Jenny finished her grain and moved to the new hay tossed over the fence. Seeing her at the hay, just now, surprised me. Usually, when she finishes her grain first, she runs Jack away from his and finishes it for him. Jenny is not a donkey to predict from one day to the next. She expresses her feelings without inhibition. Jack does not show what he is feeling like Jenny does. They seem like Mike Tyson and Beyonce together. Jenny likes a rough man and Jack likes a fine lady. It took Jack six months to learn how to conquer Jenny. The day he took her down, took her will, she fell in love. It was overnight, from one day to the next. She turned her Alpha status over to him and settled down into a gentle, loving partner. They graze the hay side by side. Jack took a step toward the remains of Jenny's grain. Jenny darted in front of him and went to the grain she'd left unfinished. Now she has gone to the remains of Jack's grain pile. He doesn't care. In summer I give them the grain every three days. Cold winter I give them their grain every day. It keeps them warm at night and gives Jenny some nutrition for her incubating baby. Jenny has stepped over to Jack's mound of hay, pushing Jack out of the way. He went to Jenny's hay. Jenny ran him off from her hay. Jack went to pick up remains of his grain pile. Jack took a walk to the den, perhaps to stand out of the wind for a while, belly full, in the gloaming. Jenny went to their den from nibbling Jack's leftovers. Time to settle in for a cold winter night. I'm over concern for the donkeys on cold nights. Marsha told me the equines that tough it out through winters are healthier. I believe it. I think of donkeys in the Andes.


Found an article in a Harpers magazine about Chilean poet, Pablo Neruda. It inspired me to go the the shelf and pick up his book, Residence on Earth (Residencia en la tierra), translated by Donald D Walsh, 1973, to experience some Neruda poems again. I've come to a place I like to read one poem at a time. More than one is too much. I read poetry with more comprehension now than the last time I opened a Neruda book. Morning is a good time, donkeys fed, cat and birds fed, coffee made, half hour or an hour before time for morning visit with Carole on the phone. We talk at least an hour each morning. This morning I read a Neruda poem, something like starting the day with a creative visualization, Ode With a Lament, a mountain stream of lush images. An excerpt:

          I have only fingernails to give you,
          or eyelashes, or melted pianos,
          or dreams that come spurting from my heart,
          dusty dreams that run like black horsemen,
          dreams filled with velocities and misfortunes. 

This is the second of seven verses, a sample of his surrealist imagery, dusty dreams that run like black horsemen.

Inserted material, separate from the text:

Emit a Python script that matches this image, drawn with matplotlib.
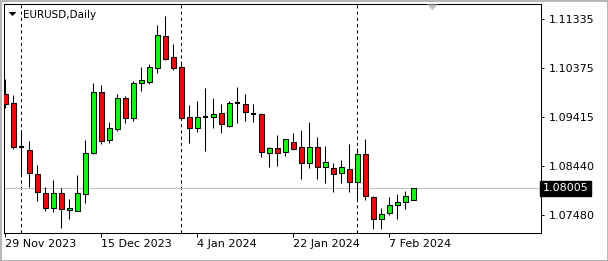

Melted pianos, Salvador Dali comes to mind. Neruda's mind was a mountain stream running into a river, into the sea and beyond, of interwoven images boiling up from his subconscious. Also dipping into Robert Bly's selected poems, Stealing Sugar From The Castle. Bly has reached the potential he promised in his early books. His anti-war poem, Teeth-Mother Naked At Last, was powerful then, in the time of the war and the poem's first publication, and it's powerful now. It does not seem to me to have dated one week. Fill in the blank, the American war of the decade on the poor people of the world. I even feel like the poem is more beautiful now, with distance, than it was then in its rawness.